W ciągu kolejnych dwóch lat Victoria dość często pojawiała się w reklamach, zaś ich twórcy stale ją chwalili. Sugerowali nawet rodzicom aktorki, że powinni znaleźć jej agenta. Serene i Zack ulegli ich namowom i zatrudnili profesjonalistę. Postanowili także przenieść się z Hollywood na Florydzie do Hollywood w Kalifornii. To właśnie tam młodzi, zdolni aktorzy mieli największe szanse na znalezienie pracy.
Po przeprowadzce Victoria zaczęła chodzić do szkoły artystycznej, a w wolnym czasie mama woziła ją na castingi. Miała już na swoim koncie niewielką rolę w serialu "Kochane kłopoty" (pojawiła się tylko w jednym odcinku), więc miała się czym pochwalić. Wkrótce posypały się kolejne propozycje.
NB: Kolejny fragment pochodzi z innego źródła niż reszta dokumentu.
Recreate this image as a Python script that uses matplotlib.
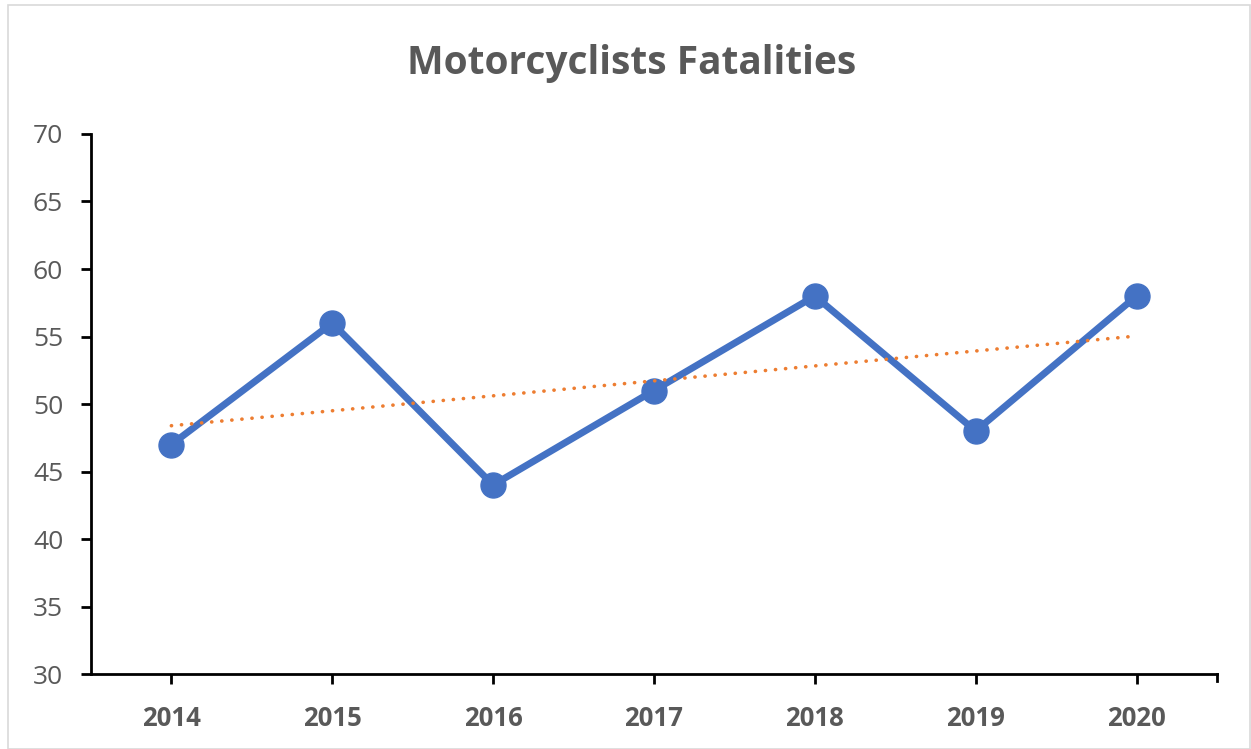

Występ w "Nie ma to jak hotel" przeszedł bez echa, jednak niewielka rola w thrillerze "Maria" okazała się wielkim sukcesem Justice. Film dostał mnóstwo nagród!
Od tej pory aktorka stara się co roku wystąpić w jakimś filmie. Zagrała w "Ogrodzie", "Królach Appletown" i "Bestii z Wolfsberga" - wszystkie trzy bardzo się widzom podobały. W 2006 roku zaproponowano jej więc rolę w serialu Nickelodeona "Zoey 101" z siostrą Britney Spears w roli głównej. To był prawdziwy sukces. W Ameryce Victorię okrzyknięto Victorię gwiazdą, przeprowadzano z nią wywiady, umieszczano na plakatach. "Moje życie całkowicie się zmieniło", wspomina Justice.
I rzeczywiście, przez trzy lata niemal nie schodziła z filmowego planu. A kiedy "Zoey 101" zakończono, Victoria przeniosła się do… "Victoria znaczy zwycięstwo". Ten serial producenci przygotowali z myślą o niej. Nawet tytuł nie jest przypadkowy. Nic dziwnego, że aktorka jest ostatnio w tak dobrym humorze! "Robię to, co lubię, a ludzie mnie doceniają. Jak mogłabym nie być szczęśliwa?", pyta. I chyba ma rację!